Temerity is my laptop. Relevant stats about the machine are in the info section of this journal.

Now, for everyone's enjoyment, a nice rambly introduction to my computing history. My first computer experience was with a Commodore VIC-20, when I was eight years old. For those of you who don't know or remember, the VIC-20 was a superb machine. Its graphics were superb, and its hardware support was astounding.

I'm joking, of course.

We used to tell this geeky Commodore joke:

Q: What do you call a Commodore 64 with half a brain?
A: A calculator.

Q: What do you call a Commodore 64 with no brain?
A: A VIC-20.

Anyway, like everyone else, I learned BASIC, wrote stupid text-based games, stored said text-based games on audio tape, and learned some painful lessons about storage media reliability when said tapes snapped like twigs in a storm after three or four plays. My next computer experience, much less programmery, was with an Apple IIGS, owned by my best friend Steve's parents. This thing really was impressive - it was the first computer I'd ever seen that could play MIDI files, which at the time seemed absolutely realistic. My favorite conversation regarding this machine:

Steve: My dad just upgraded the computer to a meg.
Me: Dude, what are you going to do with a meg? You'll never need that much space.

A few IBM PC clones aside, I eventually found my way to college and the world of Unix. The university ran primarily Windows 95 machines with an equal smattering of Unix machines (for the network, clusters and administration) and Macs (for artists and the like). This was just before the commercial advent of the World Wide Web; a few computers had Mosaic installed, but it was slow and unimpressive (especially if you knew how to use Lynx). Checking your email involved telnet and pine, which I loved, and usenet was a telnet/tin operation. Eventually I wrangled my way into the university's Unix research clusters, and I've been a *nix junkie ever since.
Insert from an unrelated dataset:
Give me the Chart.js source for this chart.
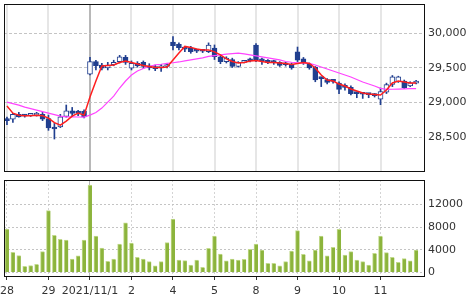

I've run one Linux distro or another over the years (mostly Mandrake, Slackware or Debian distros), but only in the last four or five years did I start treating Linux as a robust day-to-day system and stop dual-booting Windows. For a long time, Linux simply didn't meet my non-programming needs (I'm a writer; simple things like attractive readable fonts and non-buggy office software are extremely important to me). Now, I've settled on Slackware, which meets almost all of my needs. Arguments about which distro is better than which are totally pointless to me; Slackware is right for me. It suits my lifestyle, interests and concerns moreso than any other distro I've tried. Your mileage may vary.

Anyway, that's where I am with regard to computing. Future entries won't be quite this rambly and nostalgic - hopefully you'll find some information here that's useful to your own Linux journey.